YOUR GOAL:
Leave out all pictures and give back precisely the lines from the line with "Reproduce this chart with matplotlib." to the line with "from matplotlib.lines import Line2D", including those two lines.
---------- DATA FOR THIS TASK
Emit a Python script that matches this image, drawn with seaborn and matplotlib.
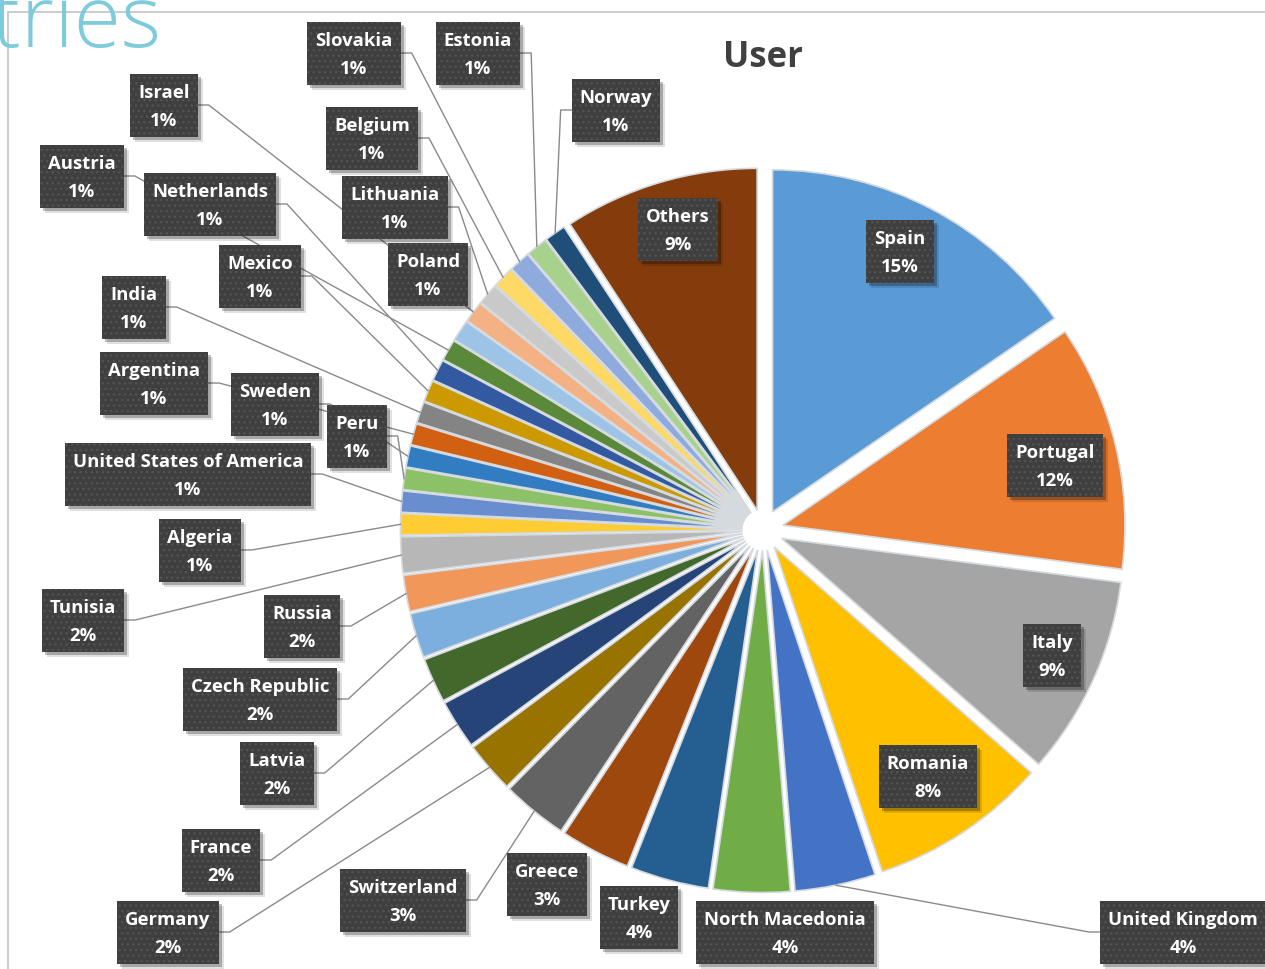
import numpy as np
import pandas as pd
import seaborn as sns
import matplotlib
matplotlib.use("Agg")
import matplotlib.pyplot as plt
from matplotlib.patches import Rectangle

# ---------------- data ----------------
countries = ["Spain", "Portugal", "Italy", "Romania", "United Kingdom",
             "North Macedonia", "Turkey", "Greece", "Switzerland", "Germany",
             "France", "Latvia", "Czech Republic", "Russia", "Tunisia",
             "Algeria", "United States of America", "Peru", "Sweden",
             "Argentina", "India", "Mexico", "Netherlands", "Austria",
             "Poland", "Israel", "Lithuania", "Belgium", "Slovakia",
             "Estonia", "Norway", "Others"]
shares = [15.4, 11.6, 9.4, 8.4, 3.8,
          3.6, 3.7, 3.3, 3.1, 2.4,
          2.3, 2.1, 2.1, 1.7, 1.7,
          1.0, 1.0, 1.0, 1.0,
          1.0, 1.0, 1.0, 1.0, 1.0,
          1.0, 1.0, 1.0, 1.0, 1.0,
          1.0, 1.0, 9.2]
slice_colors = ["#5B9BD5", "#ED7D31", "#A5A5A5", "#FFC000", "#4472C4",
                "#70AD47", "#255E91", "#9E480E", "#636363", "#997300",
                "#264478", "#43682B", "#7CAFDD", "#F1975A", "#B7B7B7",
                "#FFCD33", "#698ED0", "#8CC168", "#327DC2", "#D26012",
                "#848484", "#CC9A00", "#335AA1", "#5A8A39", "#9DC3E6",
                "#F4B183", "#C9C9C9", "#FFD966", "#8FAADC", "#A9D18E",
                "#1F4E79", "#843C0C"]
chart_title = "User"
page_title_fragment = "tries"

df = pd.DataFrame({"country": countries, "share": shares})

# ---------------- layout (pixel positions of label boxes, leader side) ----------------
W, H = 1265, 969
label_layout = {
    "Spain": (900, 251, None), "Portugal": (1055, 465, None),
    "Italy": (1052, 655, None), "Romania": (928, 776, None),
    "United Kingdom": (1183, 932, "left"), "North Macedonia": (785, 932, None),
    "Turkey": (639, 917, None), "Greece": (547, 884, None),
    "Switzerland": (403, 900, "right"), "Germany": (168, 932, "right"),
    "France": (221, 860, "right"), "Latvia": (277, 773, "right"),
    "Czech Republic": (260, 699, "right"), "Russia": (302, 626, "right"),
    "Tunisia": (83, 620, "right"), "Algeria": (200, 550, "right"),
    "United States of America": (188, 474, "right"), "Peru": (357, 436, "right"),
    "Sweden": (275, 404, "right"), "Argentina": (154, 383, "right"),
    "India": (134, 307, "right"), "Mexico": (260, 276, "right"),
    "Netherlands": (210, 204, "right"), "Austria": (82, 176, "right"),
    "Poland": (428, 274, None), "Israel": (164, 105, "right"),
    "Lithuania": (395, 207, "right"), "Belgium": (372, 138, "right"),
    "Slovakia": (354, 53, "right"), "Estonia": (478, 53, "right"),
    "Norway": (616, 110, "left"), "Others": (678, 229, None),
}

sns.set_theme(style="white")
plt.rcParams["font.family"] = ["Open Sans", "DejaVu Sans"]

fig = plt.figure(figsize=(12.65, 9.69), dpi=100)
fig.patch.set_facecolor("white")
ax = fig.add_axes([0, 0, 1, 1])

palette = sns.color_palette(slice_colors)
radius = 342
pie_center = (763, H - 530)
wedges, _ = ax.pie(df["share"], colors=palette, startangle=90, counterclock=False,
                   center=pie_center, radius=radius,
                   explode=[radius * 0.06] * len(df),
                   wedgeprops=dict(edgecolor="#d5dadf", linewidth=1.2))
ax.set_xlim(0, W)
ax.set_ylim(0, H)
ax.set_aspect("auto")
ax.axis("off")

# frame lines of the slide placeholder
ax.plot([8, W], [H - 12, H - 12], color="#c8c8c8", lw=1.3, zorder=0.5)
ax.plot([8, 8], [H - 12, 0], color="#c8c8c8", lw=1.3, zorder=0.5)

ax.text(-8, H - 47, page_title_fragment, fontsize=62, color="#7ecbdc",
        fontweight="light", ha="left", va="baseline", zorder=0.6)
ax.text(763, H - 58, chart_title, fontsize=25, fontweight="bold",
        color="#404040", ha="center", va="center", zorder=6)

texts = []
for name, val in zip(df["country"], df["share"]):
    cx, cy, side = label_layout[name]
    t = ax.text(cx, H - cy - 2, f"{name}\n{round(val)}%", ha="center", va="center",
                multialignment="center", color="white", fontsize=13.3,
                fontweight="bold", linespacing=1.75, zorder=5)
    texts.append(t)

fig.canvas.draw()
renderer = fig.canvas.get_renderer()
box_h = 63
for (name, val), t, w in zip(zip(df["country"], df["share"]), texts, wedges):
    cx, cy, side = label_layout[name]
    bb = t.get_window_extent(renderer)
    bw = bb.width + 16
    left, bottom = cx - bw / 2, (H - cy) - box_h / 2
    ax.add_patch(Rectangle((left + 5, bottom - 5), bw, box_h, fc="black",
                           alpha=0.12, lw=0, zorder=3))
    ax.add_patch(Rectangle((left + 3, bottom - 3), bw, box_h, fc="black",
                           alpha=0.25, lw=0, zorder=3.1))
    ax.add_patch(Rectangle((left, bottom), bw, box_h, fc="#3f3f3f",
                           ec="#535353", lw=0, hatch="...", zorder=4))
    if side is not None:
        mid = np.deg2rad((w.theta1 + w.theta2) / 2)
        ex = w.center[0] + w.r * np.cos(mid)
        ey = w.center[1] + w.r * np.sin(mid)
        if side == "right":
            ax_ = left + bw
            el = ax_ + 11
        else:
            ax_ = left
            el = ax_ - 11
        ay = H - cy
        ax.plot([ax_, el, ex], [ay, ay, ey], color="#8a8a8a", lw=1.0,
                zorder=2, solid_joinstyle="round")

fig.savefig("out.png", dpi=100)
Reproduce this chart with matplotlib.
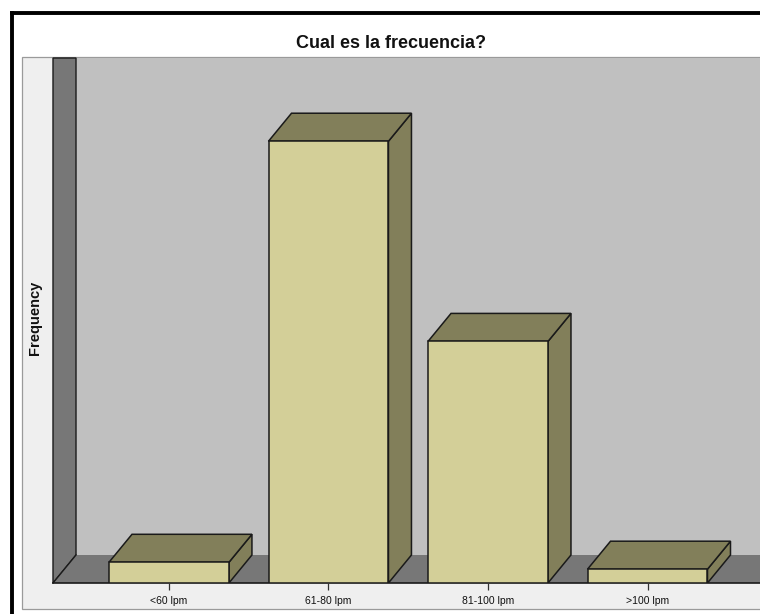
import matplotlib
matplotlib.use("Agg")
import matplotlib.pyplot as plt
from matplotlib.patches import Polygon, Rectangle
from matplotlib.lines import Line2D

# Data
categories = ["<60 lpm", "61-80 lpm", "81-100 lpm", ">100 lpm"]
frequencies = [3, 64, 35, 2]

title = "Cual es la frecuencia?"
ylabel = "Frequency"

# Canvas (pixel layout, origin at top-left)
W, H, DPI = 760, 614, 100
plt.rcParams["font.family"] = ["Liberation Sans", "DejaVu Sans"]

FRONT = "#d3cf98"
SHADE = "#827f5a"
WALL = "#777777"
BACK = "#c0c0c0"
PANEL = "#efefef"
EDGE = "#1a1a1a"

fig = plt.figure(figsize=(W / DPI, H / DPI), dpi=DPI)
fig.patch.set_facecolor("white")


def fbox(x0, y0, x1, y1):
    return [x0 / W, 1 - y1 / H, (x1 - x0) / W, (y1 - y0) / H]


# chart panel (behind the axes)
b = fbox(22, 57, 770, 609)
fig.add_artist(Rectangle((b[0], b[1]), b[2], b[3], transform=fig.transFigure,
                         facecolor=PANEL, edgecolor="#9a9a9a", lw=0.9, zorder=-5))

# outer frame (heavy black line on left and top)
fig.add_artist(Line2D([11.5 / W, 11.5 / W], [-0.05, 1 - 12.5 / H],
                      transform=fig.transFigure, color="black", lw=2.8,
                      solid_capstyle="projecting", zorder=5))
fig.add_artist(Line2D([11.5 / W, 1.05], [1 - 12.5 / H, 1 - 12.5 / H],
                      transform=fig.transFigure, color="black", lw=2.8,
                      solid_capstyle="projecting", zorder=5))

# plotting axes = front plane of the 3D box
AX_L, AX_T, AX_R, AX_B = 53, 86, 737, 583
DX, DY = 23, 28  # depth offset in pixels (right, up)
ax = fig.add_axes(fbox(AX_L, AX_T, AX_R, AX_B))
ax.set_zorder(2)
ax.patch.set_visible(False)
for s in ax.spines.values():
    s.set_visible(False)

x_lo, x_hi = -0.727, 3.561
y_lo, y_hi = 0, 72
ax.set_xlim(x_lo, x_hi)
ax.set_ylim(y_lo, y_hi)

sx = DX / (AX_R - AX_L)
sy = DY / (AX_B - AX_T)
ddx = sx * (x_hi - x_lo)
ddy = sy * (y_hi - y_lo)
right_ext = 1 + sx + 0.02

T = ax.transAxes
# back wall
ax.add_patch(Polygon([(sx, sy), (right_ext, sy), (right_ext, 1 + sy), (sx, 1 + sy)],
                     closed=True, transform=T, facecolor=BACK, edgecolor="none",
                     clip_on=False, zorder=0.5))
# left wall
ax.add_patch(Polygon([(0, 0), (sx, sy), (sx, 1 + sy), (0, 1 + sy)],
                     closed=True, transform=T, facecolor=WALL, edgecolor=EDGE,
                     lw=1.0, clip_on=False, zorder=0.6))
# floor
ax.add_patch(Polygon([(0, 0), (right_ext, 0), (right_ext, sy), (sx, sy)],
                     closed=True, transform=T, facecolor=WALL, edgecolor="none",
                     clip_on=False, zorder=0.6))
ax.add_artist(Line2D([0, right_ext], [0, 0], transform=T, color=EDGE,
                     lw=1.2, clip_on=False, zorder=0.7))
ax.add_artist(Line2D([0, sx], [0, sy], transform=T, color=EDGE,
                     lw=1.0, clip_on=False, zorder=0.7))

# bars: front face via ax.bar, top and side faces as parallelograms
width = 0.752
xs = list(range(len(categories)))
ax.bar(xs, frequencies, width=width, color=FRONT, edgecolor=EDGE,
       linewidth=1.1, zorder=3)
for x, h in zip(xs, frequencies):
    x0, x1 = x - width / 2, x + width / 2
    top = [(x0, h), (x1, h), (x1 + ddx, h + ddy), (x0 + ddx, h + ddy)]
    side = [(x1, 0), (x1, h), (x1 + ddx, h + ddy), (x1 + ddx, ddy)]
    ax.add_patch(Polygon(side, closed=True, facecolor=SHADE, edgecolor=EDGE,
                         lw=1.1, joinstyle="miter", zorder=2.5))
    ax.add_patch(Polygon(top, closed=True, facecolor=SHADE, edgecolor=EDGE,
                         lw=1.1, joinstyle="miter", zorder=2.6))

ax.set_xticks(xs)
ax.set_xticklabels(categories, fontsize=7.5, color="#111111")
ax.tick_params(axis="x", direction="out", length=5, width=0.9,
               color="#333333", pad=4)
ax.set_yticks([])

fig.text(35 / W, 1 - 318 / H, ylabel, rotation=90, ha="center", va="center",
         fontsize=10.5, fontweight="bold", color="#111111")
fig.text(391 / W, 1 - 43 / H, title, ha="center", va="center",
         fontsize=13, fontweight="bold", color="#111111")

fig.savefig("out.png", dpi=DPI, facecolor=fig.get_facecolor())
--------------------
EXERCISE RESULT:
Reproduce this chart with matplotlib.
import matplotlib
matplotlib.use("Agg")
import matplotlib.pyplot as plt
from matplotlib.patches import Polygon, Rectangle
from matplotlib.lines import Line2D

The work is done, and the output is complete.